A friend who lives near me loaned me a fully charged battery off his Triton. I connected this to the bike and proceeded to start the bike. However, when I took the bike up the road I found the red ignition light was continuously lit. I returned home and cleaned several of the connections such as the Zenier diode. To make things worse; when removing the connections from the rectifier, (that has 5 connectors) one of them cracked the unit.
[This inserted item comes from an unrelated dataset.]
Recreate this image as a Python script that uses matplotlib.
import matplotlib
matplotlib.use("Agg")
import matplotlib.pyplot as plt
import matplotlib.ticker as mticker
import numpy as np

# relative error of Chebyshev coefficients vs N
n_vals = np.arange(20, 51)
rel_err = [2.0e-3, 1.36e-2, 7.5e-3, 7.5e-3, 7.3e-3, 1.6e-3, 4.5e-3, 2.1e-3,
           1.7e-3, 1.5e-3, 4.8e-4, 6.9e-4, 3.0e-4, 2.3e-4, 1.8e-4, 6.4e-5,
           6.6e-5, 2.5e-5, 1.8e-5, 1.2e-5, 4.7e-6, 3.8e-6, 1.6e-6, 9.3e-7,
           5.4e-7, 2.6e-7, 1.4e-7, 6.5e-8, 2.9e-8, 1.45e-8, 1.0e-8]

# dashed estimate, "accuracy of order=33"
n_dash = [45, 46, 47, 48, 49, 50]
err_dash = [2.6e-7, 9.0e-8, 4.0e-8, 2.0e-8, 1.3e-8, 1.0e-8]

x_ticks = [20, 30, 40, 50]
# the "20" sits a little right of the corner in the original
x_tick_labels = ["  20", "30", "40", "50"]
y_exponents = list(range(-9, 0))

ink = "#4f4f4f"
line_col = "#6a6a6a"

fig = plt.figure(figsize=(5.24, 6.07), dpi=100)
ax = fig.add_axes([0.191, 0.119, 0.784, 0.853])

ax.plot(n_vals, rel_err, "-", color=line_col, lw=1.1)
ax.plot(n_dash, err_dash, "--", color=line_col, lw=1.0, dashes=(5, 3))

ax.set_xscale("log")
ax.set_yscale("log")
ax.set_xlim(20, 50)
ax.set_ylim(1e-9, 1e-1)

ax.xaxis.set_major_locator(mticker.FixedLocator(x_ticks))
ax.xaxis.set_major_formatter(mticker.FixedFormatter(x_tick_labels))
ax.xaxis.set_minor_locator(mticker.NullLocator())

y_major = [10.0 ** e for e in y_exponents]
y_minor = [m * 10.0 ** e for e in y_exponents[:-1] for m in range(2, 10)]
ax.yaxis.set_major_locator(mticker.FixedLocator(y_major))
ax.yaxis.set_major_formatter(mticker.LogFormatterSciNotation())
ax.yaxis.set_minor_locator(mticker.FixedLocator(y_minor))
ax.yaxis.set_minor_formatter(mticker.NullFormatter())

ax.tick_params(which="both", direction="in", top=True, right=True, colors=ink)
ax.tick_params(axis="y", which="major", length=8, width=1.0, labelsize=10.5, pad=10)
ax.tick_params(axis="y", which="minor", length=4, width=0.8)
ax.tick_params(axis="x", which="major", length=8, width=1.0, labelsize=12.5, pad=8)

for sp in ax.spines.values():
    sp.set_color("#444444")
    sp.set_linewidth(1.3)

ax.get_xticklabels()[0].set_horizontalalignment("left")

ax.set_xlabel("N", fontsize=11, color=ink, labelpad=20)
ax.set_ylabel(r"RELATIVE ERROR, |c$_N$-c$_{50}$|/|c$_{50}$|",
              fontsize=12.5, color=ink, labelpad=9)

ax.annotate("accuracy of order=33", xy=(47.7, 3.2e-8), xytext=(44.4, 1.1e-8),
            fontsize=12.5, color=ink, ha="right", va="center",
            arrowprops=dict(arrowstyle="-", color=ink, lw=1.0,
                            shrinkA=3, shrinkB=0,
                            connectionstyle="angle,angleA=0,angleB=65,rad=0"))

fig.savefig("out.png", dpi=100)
Does anyone have any ideas as to why the red ignition light remains lit when the bike is running? Could this point towards a faulty alternator?

Cheers,

Neil

Red ignition light is assimilator warning light. Means that the circuit is below 12 volts so I would suspect that either your alternator is faulty or more likely has a bad connection. The alternator wires can get cut by rubbing against the rotor in the primary if there is too much slack in there. A bad alternator or bad alternator connection might also explain the flat battery although if it wasn't being charged the last time you rode it, I would have thought you would have seen the warning light coming on then as well. Is this the first time you have seen the red light staying on? Have you worked on your primary drive recently? Another (less likely) possiblity is lack of clearance between rotor and stator. When the rotor heats up it expands a bit and could be rubbing. My warning light came on last year for about a mile before my primary seized up. I didn't have enough clearance between stator and rotor. Expensive lesson for why it is important to have at least 0.0010 inches of clearance!!
 
Neil said:
Does anyone have any ideas as to why the red ignition light remains lit when the bike is running? Could this point towards a faulty alternator?
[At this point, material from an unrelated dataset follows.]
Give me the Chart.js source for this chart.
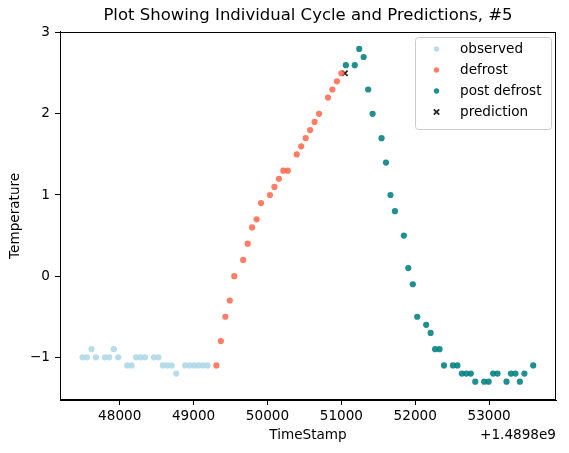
<!DOCTYPE html>
<html>
<head>
<meta charset="utf-8">
<script src="https://cdn.jsdelivr.net/npm/chart.js@4.4.1/dist/chart.umd.min.js"></script>
<style>
  html, body { margin: 0; padding: 0; background: #ffffff; }
  #wrap { width: 569px; height: 453px; position: relative; }
</style>
</head>
<body>
<div id="wrap"><canvas id="c" width="569" height="453"></canvas></div>
<script>
const TITLE = 'Plot Showing Individual Cycle and Predictions, #5';
const X_LABEL = 'TimeStamp';
const Y_LABEL = 'Temperature';
const X_OFFSET = 1489800000;
const X_OFFSET_LABEL = '+1.4898e9';

const observedTime = [1489847497, 1489847557, 1489847618, 1489847678, 1489847799, 1489847859, 1489847920, 1489847980,
  1489848101, 1489848161, 1489848222, 1489848282, 1489848343, 1489848463, 1489848524, 1489848584, 1489848645,
  1489848705, 1489848765, 1489848886, 1489848947, 1489849007, 1489849067, 1489849128, 1489849188];
const observedTemp = [-1.0, -1.0, -0.9, -1.0, -1.0, -1.0, -0.9, -1.0,
  -1.1, -1.1, -1.0, -1.0, -1.0, -1.0, -1.0, -1.1, -1.1,
  -1.1, -1.2, -1.1, -1.1, -1.1, -1.1, -1.1, -1.1];

const defrostTime = [1489849309, 1489849369, 1489849430, 1489849490, 1489849551, 1489849671, 1489849732, 1489849792,
  1489849853, 1489849913, 1489850034, 1489850094, 1489850155, 1489850215, 1489850275, 1489850396, 1489850457,
  1489850517, 1489850577, 1489850638, 1489850698, 1489850819, 1489850879, 1489850940, 1489851000];
const defrostTemp = [-1.1, -0.8, -0.5, -0.3, 0.0, 0.2, 0.4, 0.6,
  0.7, 0.9, 1.0, 1.1, 1.2, 1.3, 1.3, 1.5, 1.6,
  1.7, 1.8, 1.9, 2.0, 2.2, 2.3, 2.4, 2.5];

const postTime = [1489851061, 1489851181, 1489851242, 1489851302, 1489851363, 1489851423, 1489851544, 1489851604,
  1489851665, 1489851725, 1489851846, 1489851906, 1489851967, 1489852027, 1489852148, 1489852208, 1489852269,
  1489852329, 1489852389, 1489852510, 1489852571, 1489852631, 1489852691, 1489852752, 1489852812, 1489852933,
  1489852993, 1489853054, 1489853114, 1489853235, 1489853295, 1489853356, 1489853416, 1489853477, 1489853597];
const postTemp = [2.6, 2.6, 2.8, 2.7, 2.3, 2.0, 1.7, 1.4,
  1.0, 0.8, 0.5, 0.1, -0.1, -0.5, -0.6, -0.7, -0.9,
  -0.9, -1.1, -1.1, -1.1, -1.2, -1.2, -1.2, -1.3, -1.3,
  -1.3, -1.2, -1.2, -1.3, -1.2, -1.2, -1.3, -1.2, -1.1];

const predictionTime = [1489851048];
const predictionTemp = [2.5];

const xTicks = [1489848000, 1489849000, 1489850000, 1489851000, 1489852000, 1489853000];
const yTicks = [-1, 0, 1, 2, 3];

const FONT = "'DejaVu Sans', 'Liberation Sans', sans-serif";

const pts = (xs, ys) => xs.map((x, i) => ({ x: x, y: ys[i] }));

const seriesStyle = [
  { label: 'observed', color: 'rgba(173,216,230,0.88)', style: 'circle' },
  { label: 'defrost', color: 'rgba(255,99,71,0.84)', style: 'circle' },
  { label: 'post defrost', color: 'rgba(0,128,128,0.88)', style: 'circle' },
  { label: 'prediction', color: '#222222', style: 'crossRot' }
];

const customLegend = {
  id: 'customLegend',
  afterDraw(chart) {
    const ctx = chart.ctx;
    ctx.save();
    const x0 = 415.5, y0 = 37.5, w = 136, h = 92, r = 3;
    ctx.beginPath();
    ctx.moveTo(x0 + r, y0);
    ctx.lineTo(x0 + w - r, y0);
    ctx.arcTo(x0 + w, y0, x0 + w, y0 + r, r);
    ctx.lineTo(x0 + w, y0 + h - r);
    ctx.arcTo(x0 + w, y0 + h, x0 + w - r, y0 + h, r);
    ctx.lineTo(x0 + r, y0 + h);
    ctx.arcTo(x0, y0 + h, x0, y0 + h - r, r);
    ctx.lineTo(x0, y0 + r);
    ctx.arcTo(x0, y0, x0 + r, y0, r);
    ctx.closePath();
    ctx.fillStyle = 'rgba(255,255,255,0.8)';
    ctx.fill();
    ctx.strokeStyle = '#cccccc';
    ctx.lineWidth = 1;
    ctx.stroke();

    const rows = [49, 70, 91, 112];
    ctx.font = '13.6px ' + FONT;
    ctx.textBaseline = 'middle';
    ctx.textAlign = 'left';
    seriesStyle.forEach((s, i) => {
      const y = rows[i];
      const mx = 436.5;
      if (s.style === 'circle') {
        ctx.beginPath();
        ctx.arc(mx, y, 2.7, 0, Math.PI * 2);
        ctx.fillStyle = s.color;
        ctx.fill();
      } else {
        ctx.beginPath();
        ctx.moveTo(mx - 2.7, y - 2.7); ctx.lineTo(mx + 2.7, y + 2.7);
        ctx.moveTo(mx - 2.7, y + 2.7); ctx.lineTo(mx + 2.7, y - 2.7);
        ctx.strokeStyle = s.color;
        ctx.lineWidth = 1.7;
        ctx.stroke();
      }
      ctx.fillStyle = '#000000';
      ctx.fillText(s.label, 460, y);
    });

    // axis offset text
    ctx.textAlign = 'right';
    ctx.textBaseline = 'middle';
    ctx.fillText(X_OFFSET_LABEL, 556, 435);
    ctx.restore();
  }
};

const frame = {
  id: 'frame',
  afterDatasetsDraw(chart) {
    const a = chart.chartArea, ctx = chart.ctx;
    ctx.save();
    ctx.strokeStyle = '#000000';
    ctx.lineWidth = 1;
    ctx.strokeRect(Math.round(a.left) + 0.5, Math.round(a.top) + 0.5,
      Math.round(a.right - a.left) - 1, Math.round(a.bottom - a.top) - 1);
    ctx.restore();
  }
};

new Chart(document.getElementById('c'), {
  type: 'scatter',
  data: {
    datasets: [
      { label: seriesStyle[0].label, data: pts(observedTime, observedTemp), backgroundColor: seriesStyle[0].color, borderWidth: 0, pointRadius: 3.1, pointStyle: 'circle' },
      { label: seriesStyle[1].label, data: pts(defrostTime, defrostTemp), backgroundColor: seriesStyle[1].color, borderWidth: 0, pointRadius: 3.1, pointStyle: 'circle' },
      { label: seriesStyle[2].label, data: pts(postTime, postTemp), backgroundColor: seriesStyle[2].color, borderWidth: 0, pointRadius: 3.1, pointStyle: 'circle' },
      { label: seriesStyle[3].label, data: pts(predictionTime, predictionTemp), borderColor: seriesStyle[3].color, backgroundColor: seriesStyle[3].color, borderWidth: 1.7, pointRadius: 3.8, pointStyle: 'crossRot' }
    ]
  },
  options: {
    responsive: false,
    animation: false,
    devicePixelRatio: 1,
    layout: { padding: { left: 0, right: 13, top: 0, bottom: 0 } },
    plugins: {
      legend: { display: false },
      tooltip: { enabled: false },
      title: {
        display: true,
        fullSize: false,
        text: TITLE,
        color: '#000000',
        font: { family: FONT, size: 16.5, weight: 'normal', lineHeight: 1.2 },
        padding: { top: 6, bottom: 5.9 }
      }
    },
    scales: {
      x: {
        type: 'linear',
        min: 1489847192,
        max: 1489853905,
        afterFit(s) { s.height = 53; },
        afterBuildTicks(s) { s.ticks = xTicks.map(v => ({ value: v })); },
        grid: { drawOnChartArea: false, drawTicks: true, tickLength: 5, color: '#000000', tickColor: '#000000' },
        border: { display: true, color: '#000000', width: 1 },
        ticks: {
          color: '#000000',
          padding: 3,
          maxRotation: 0,
          font: { family: FONT, size: 13.6 },
          callback: (v) => String(Math.round(v - X_OFFSET))
        },
        title: {
          display: true,
          text: X_LABEL,
          color: '#000000',
          font: { family: FONT, size: 13.6, lineHeight: 1.2 },
          padding: { top: 0, bottom: 9.7 }
        }
      },
      y: {
        type: 'linear',
        min: -1.526,
        max: 3.012,
        afterFit(s) { s.width = 60; },
        afterBuildTicks(s) { s.ticks = yTicks.map(v => ({ value: v })); },
        grid: { drawOnChartArea: false, drawTicks: true, tickLength: 5, color: '#000000', tickColor: '#000000' },
        border: { display: true, color: '#000000', width: 1 },
        ticks: {
          color: '#000000',
          padding: 5,
          font: { family: FONT, size: 13.6 },
          callback: (v) => (v < 0 ? '\u2212' + Math.abs(v) : String(v))
        },
        title: {
          display: true,
          text: Y_LABEL,
          color: '#000000',
          font: { family: FONT, size: 13.6, lineHeight: 1.2 },
          padding: { top: 7, bottom: 0 }
        }
      }
    }
  },
  plugins: [frame, customLegend]
});
</script>
</body>
</html>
The fact that the battery was dead and the charge light stays on when the engine is running on could indicate that either the rectifier or Zener diode has failed, allowing the battery to discharge when standing and not charge when running. This assumes that the battery is in good condition?

You can do a test by disconnecting the battery negative wire and either connecting an ammeter between the (fully charged) battery terminal and wire, or instead use a low wattage bulb (tail light bulb?).

With ignition and lights 'off' the ammeter should not show any reading, or the bulb should not light or glow. If the ammeter shows a reading or the bulb glows there is current draining from the electrical system. If so, first disconnect the battery wire from the rectifier (should be a brown/blue wire?) if the ammeter goes to zero or light goes completely out then the rectifier is probably faulty. If there is no change then replace the rectifier wire, and disconnect the wire from the Zener diode, if that zeroes the meter or extinguishes the light, then the Zener is probably faulty.
 
L.A.B. said:
You can do a test by disconnecting the battery negative wire and either connecting an ammeter between the (fully charged) battery terminal and wire, or instead use a low wattage bulb (tail light bulb?).

Hi,

Have just tried this - with the ignition off the bulb does not light.